**Set problem**
Transcribe only the part of the material below that begins at the line containing "Write the matplotlib code for this chart." and ends at the line containing "from matplotlib.ticker import", with both kept and images left out.

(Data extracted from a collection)

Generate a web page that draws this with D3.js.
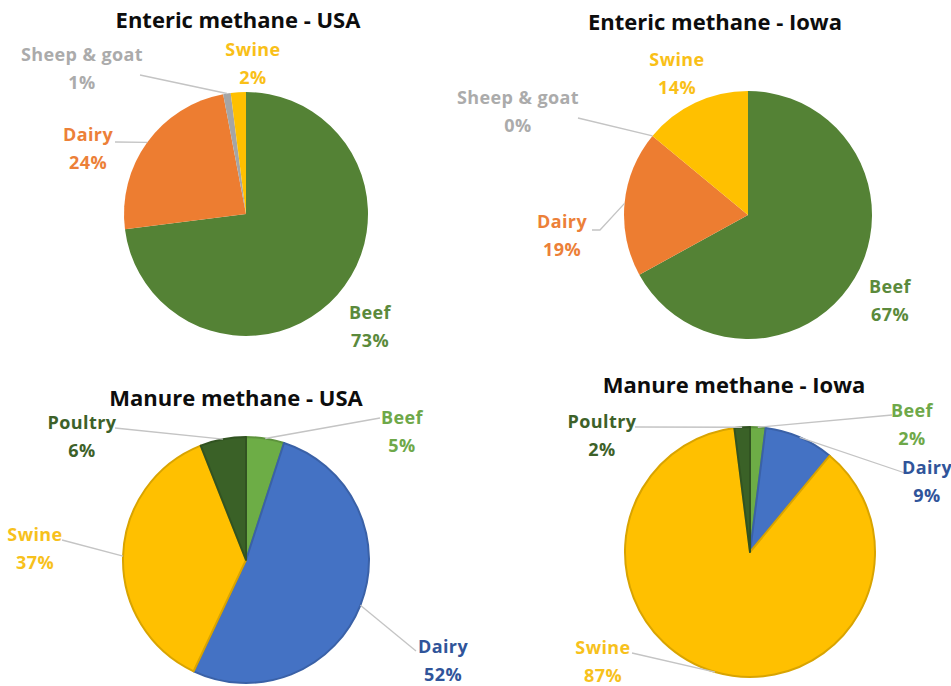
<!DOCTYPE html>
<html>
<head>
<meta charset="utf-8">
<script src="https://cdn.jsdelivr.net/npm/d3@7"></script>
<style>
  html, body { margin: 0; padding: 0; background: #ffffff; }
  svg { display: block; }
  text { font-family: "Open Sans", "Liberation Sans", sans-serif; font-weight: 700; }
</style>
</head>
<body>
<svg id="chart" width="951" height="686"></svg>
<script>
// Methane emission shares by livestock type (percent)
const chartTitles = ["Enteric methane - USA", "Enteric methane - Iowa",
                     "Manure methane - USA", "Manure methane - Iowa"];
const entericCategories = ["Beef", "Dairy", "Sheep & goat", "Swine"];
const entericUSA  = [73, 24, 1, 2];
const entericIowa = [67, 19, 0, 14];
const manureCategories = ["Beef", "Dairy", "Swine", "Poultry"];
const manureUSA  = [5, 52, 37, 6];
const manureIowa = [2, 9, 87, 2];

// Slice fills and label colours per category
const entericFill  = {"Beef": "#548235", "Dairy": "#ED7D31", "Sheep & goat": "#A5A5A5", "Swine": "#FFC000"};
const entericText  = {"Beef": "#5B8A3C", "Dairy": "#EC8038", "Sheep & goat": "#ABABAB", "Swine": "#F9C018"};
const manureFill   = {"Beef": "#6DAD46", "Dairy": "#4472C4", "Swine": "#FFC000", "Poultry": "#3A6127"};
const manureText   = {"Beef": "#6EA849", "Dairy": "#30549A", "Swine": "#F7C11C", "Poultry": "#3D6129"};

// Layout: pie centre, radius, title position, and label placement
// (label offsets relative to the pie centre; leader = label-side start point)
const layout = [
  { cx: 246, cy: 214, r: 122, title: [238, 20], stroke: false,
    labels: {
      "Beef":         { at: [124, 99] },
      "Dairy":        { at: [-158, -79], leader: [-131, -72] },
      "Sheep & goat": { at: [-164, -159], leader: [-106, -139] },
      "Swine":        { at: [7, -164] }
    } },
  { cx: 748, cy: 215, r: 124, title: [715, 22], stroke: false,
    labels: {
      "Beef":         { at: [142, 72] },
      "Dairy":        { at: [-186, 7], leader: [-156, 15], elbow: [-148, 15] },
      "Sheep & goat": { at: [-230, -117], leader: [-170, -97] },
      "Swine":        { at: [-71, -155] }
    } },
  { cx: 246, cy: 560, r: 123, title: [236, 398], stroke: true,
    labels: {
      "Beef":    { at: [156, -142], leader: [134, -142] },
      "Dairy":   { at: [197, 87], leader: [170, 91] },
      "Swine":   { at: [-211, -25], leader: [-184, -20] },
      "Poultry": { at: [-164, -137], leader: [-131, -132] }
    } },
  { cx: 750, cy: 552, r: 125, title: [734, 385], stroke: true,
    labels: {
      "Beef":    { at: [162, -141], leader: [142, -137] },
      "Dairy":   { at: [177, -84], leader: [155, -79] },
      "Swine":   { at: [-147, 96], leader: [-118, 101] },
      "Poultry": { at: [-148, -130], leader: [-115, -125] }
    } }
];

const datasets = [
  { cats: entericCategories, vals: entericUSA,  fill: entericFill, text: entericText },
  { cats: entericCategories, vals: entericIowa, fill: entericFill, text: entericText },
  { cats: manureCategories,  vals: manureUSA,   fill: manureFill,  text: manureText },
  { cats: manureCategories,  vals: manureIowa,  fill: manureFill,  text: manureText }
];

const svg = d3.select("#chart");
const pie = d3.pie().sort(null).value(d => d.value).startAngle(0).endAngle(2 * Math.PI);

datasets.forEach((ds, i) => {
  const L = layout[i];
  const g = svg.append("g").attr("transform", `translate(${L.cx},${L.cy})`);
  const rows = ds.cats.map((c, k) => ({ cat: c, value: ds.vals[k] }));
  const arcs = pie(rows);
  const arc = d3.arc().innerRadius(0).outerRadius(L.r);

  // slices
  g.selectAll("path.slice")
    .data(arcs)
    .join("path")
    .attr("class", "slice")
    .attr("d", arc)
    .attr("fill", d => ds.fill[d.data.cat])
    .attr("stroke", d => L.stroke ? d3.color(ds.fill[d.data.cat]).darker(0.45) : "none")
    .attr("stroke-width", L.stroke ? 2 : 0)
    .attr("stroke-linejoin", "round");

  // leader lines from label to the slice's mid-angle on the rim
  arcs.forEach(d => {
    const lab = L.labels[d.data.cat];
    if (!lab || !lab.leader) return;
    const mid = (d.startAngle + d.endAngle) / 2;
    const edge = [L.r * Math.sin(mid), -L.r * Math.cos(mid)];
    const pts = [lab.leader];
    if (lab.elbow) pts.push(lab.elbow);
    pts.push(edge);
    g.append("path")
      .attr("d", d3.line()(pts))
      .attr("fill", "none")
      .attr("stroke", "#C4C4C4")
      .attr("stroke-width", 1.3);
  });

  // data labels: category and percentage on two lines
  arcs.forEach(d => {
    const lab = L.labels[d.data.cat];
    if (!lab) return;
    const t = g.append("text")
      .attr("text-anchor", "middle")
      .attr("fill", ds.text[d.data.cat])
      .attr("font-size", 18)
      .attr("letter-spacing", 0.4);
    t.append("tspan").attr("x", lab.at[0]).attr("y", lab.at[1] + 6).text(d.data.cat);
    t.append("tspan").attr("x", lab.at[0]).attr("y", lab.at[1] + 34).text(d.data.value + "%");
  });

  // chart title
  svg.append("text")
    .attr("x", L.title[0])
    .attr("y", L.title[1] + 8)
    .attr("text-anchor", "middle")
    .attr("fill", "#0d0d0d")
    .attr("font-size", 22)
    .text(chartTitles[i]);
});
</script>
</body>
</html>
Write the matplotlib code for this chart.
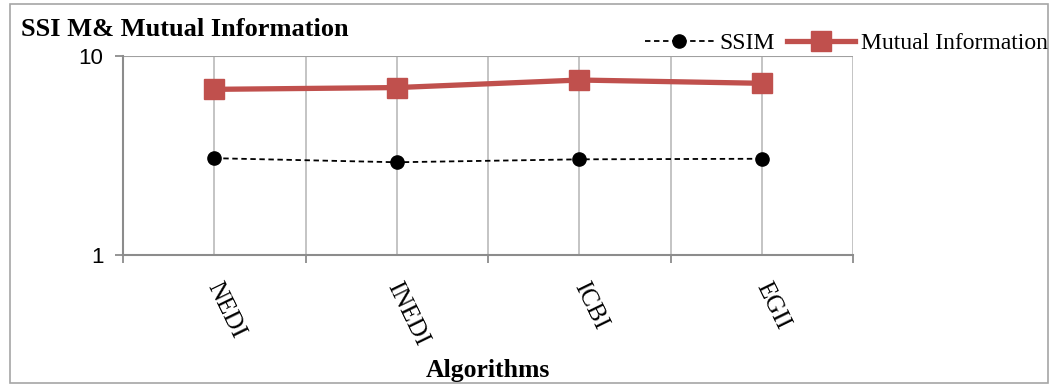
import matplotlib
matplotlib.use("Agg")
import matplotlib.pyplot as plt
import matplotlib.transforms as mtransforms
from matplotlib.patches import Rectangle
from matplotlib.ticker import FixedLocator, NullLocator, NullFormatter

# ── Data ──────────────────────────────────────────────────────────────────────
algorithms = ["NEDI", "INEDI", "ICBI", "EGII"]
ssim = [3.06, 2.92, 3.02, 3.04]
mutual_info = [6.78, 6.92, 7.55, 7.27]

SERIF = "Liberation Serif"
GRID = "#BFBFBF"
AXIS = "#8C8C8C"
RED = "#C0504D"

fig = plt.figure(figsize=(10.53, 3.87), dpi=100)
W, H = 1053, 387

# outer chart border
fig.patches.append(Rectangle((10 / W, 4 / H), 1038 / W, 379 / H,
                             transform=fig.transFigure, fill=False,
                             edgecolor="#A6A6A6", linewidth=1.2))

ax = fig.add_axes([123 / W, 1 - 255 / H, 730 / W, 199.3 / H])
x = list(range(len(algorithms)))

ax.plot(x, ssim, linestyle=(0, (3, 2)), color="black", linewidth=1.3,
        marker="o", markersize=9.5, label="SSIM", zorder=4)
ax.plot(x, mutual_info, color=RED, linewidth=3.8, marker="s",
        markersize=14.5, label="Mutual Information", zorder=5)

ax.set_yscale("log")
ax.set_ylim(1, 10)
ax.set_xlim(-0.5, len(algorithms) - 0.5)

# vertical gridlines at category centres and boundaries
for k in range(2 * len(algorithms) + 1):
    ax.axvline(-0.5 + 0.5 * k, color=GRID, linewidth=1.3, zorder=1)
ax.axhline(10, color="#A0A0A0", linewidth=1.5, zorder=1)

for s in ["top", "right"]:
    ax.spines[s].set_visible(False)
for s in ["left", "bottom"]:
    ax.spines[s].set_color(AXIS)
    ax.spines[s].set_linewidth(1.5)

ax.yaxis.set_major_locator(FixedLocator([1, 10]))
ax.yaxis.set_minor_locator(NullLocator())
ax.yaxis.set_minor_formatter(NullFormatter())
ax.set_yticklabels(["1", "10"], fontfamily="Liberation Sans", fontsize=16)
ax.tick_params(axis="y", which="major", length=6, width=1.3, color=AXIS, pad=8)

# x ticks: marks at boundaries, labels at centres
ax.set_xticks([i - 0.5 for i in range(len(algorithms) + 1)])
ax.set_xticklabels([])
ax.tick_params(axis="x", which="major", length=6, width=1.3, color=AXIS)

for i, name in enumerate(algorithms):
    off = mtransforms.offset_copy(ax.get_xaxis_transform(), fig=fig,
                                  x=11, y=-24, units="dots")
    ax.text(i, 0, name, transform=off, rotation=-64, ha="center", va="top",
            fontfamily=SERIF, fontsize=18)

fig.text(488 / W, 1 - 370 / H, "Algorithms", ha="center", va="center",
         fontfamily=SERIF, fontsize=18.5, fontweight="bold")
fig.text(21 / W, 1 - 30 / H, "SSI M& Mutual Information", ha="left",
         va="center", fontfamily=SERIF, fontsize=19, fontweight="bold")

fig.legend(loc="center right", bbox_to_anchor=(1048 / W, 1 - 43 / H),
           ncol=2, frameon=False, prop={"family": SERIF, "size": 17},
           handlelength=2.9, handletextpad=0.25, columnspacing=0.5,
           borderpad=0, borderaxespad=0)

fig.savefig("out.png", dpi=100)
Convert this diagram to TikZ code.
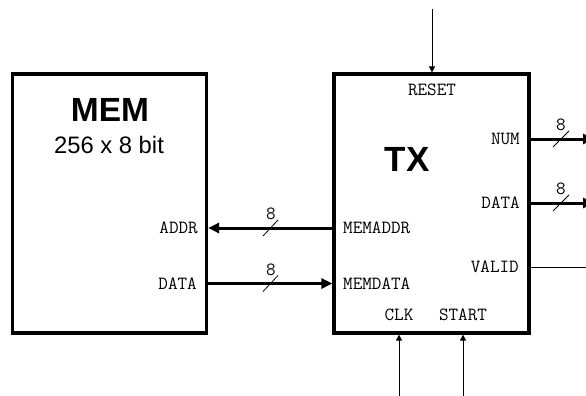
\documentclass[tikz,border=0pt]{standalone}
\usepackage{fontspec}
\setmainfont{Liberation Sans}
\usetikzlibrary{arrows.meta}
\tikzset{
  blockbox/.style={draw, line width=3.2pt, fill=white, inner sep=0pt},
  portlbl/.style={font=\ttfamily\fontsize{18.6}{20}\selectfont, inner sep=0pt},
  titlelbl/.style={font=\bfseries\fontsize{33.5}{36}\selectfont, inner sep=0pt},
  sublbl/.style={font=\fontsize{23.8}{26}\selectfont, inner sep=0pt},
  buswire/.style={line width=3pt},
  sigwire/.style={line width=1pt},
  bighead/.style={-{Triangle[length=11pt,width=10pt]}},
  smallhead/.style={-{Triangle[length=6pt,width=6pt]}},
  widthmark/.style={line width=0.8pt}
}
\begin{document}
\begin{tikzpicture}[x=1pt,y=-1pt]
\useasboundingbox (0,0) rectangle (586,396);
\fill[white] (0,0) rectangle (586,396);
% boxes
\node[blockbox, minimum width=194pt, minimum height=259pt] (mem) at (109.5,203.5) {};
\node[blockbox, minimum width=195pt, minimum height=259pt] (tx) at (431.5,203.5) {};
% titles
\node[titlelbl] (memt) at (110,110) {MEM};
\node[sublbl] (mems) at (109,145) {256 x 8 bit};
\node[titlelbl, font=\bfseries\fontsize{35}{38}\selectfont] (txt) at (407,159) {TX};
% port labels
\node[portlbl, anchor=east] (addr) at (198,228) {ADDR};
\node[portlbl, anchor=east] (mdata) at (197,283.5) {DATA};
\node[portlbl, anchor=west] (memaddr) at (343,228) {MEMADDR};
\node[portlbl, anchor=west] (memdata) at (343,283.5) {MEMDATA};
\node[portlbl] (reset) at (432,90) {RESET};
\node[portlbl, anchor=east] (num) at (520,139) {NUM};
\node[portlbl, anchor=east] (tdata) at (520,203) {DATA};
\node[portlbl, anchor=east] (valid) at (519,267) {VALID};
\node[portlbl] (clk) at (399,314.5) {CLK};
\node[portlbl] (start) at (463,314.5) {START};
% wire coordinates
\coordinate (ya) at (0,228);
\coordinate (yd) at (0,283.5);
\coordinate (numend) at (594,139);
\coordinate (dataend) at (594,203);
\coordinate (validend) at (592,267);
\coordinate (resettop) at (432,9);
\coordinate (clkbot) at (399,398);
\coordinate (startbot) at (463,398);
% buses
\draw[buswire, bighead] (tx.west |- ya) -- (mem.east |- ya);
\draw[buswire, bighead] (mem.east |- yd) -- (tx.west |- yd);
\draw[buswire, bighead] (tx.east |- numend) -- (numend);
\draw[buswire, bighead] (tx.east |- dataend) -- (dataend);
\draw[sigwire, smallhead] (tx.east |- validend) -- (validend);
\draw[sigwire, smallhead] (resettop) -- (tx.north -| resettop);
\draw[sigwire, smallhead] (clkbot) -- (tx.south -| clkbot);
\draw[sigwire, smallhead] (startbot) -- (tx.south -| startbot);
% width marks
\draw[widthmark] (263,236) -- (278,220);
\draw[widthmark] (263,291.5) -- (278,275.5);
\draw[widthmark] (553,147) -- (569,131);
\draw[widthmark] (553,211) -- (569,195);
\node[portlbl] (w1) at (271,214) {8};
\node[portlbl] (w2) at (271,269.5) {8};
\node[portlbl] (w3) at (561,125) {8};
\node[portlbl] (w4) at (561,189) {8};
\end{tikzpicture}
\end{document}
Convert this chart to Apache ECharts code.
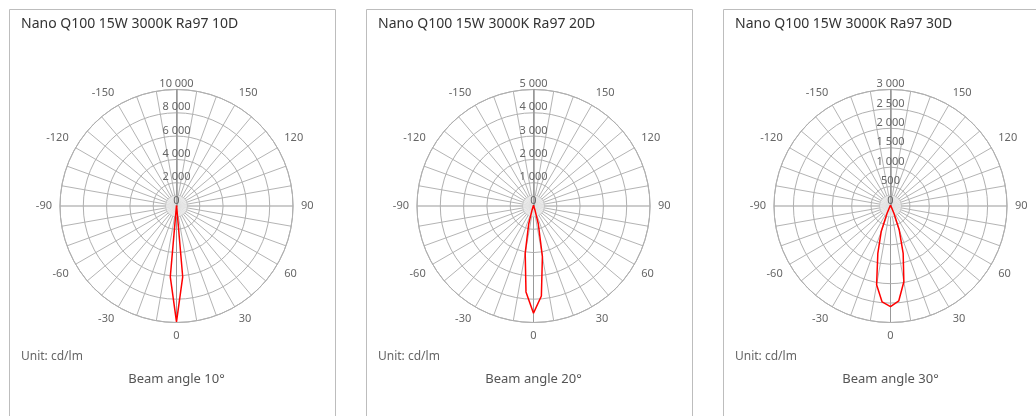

**Response to this task**
Write the matplotlib code for this chart.
import matplotlib
matplotlib.use("Agg")
import matplotlib.pyplot as plt
import matplotlib.transforms as mtransforms
from matplotlib.patches import Rectangle
from matplotlib.ticker import FixedLocator, NullLocator, NullFormatter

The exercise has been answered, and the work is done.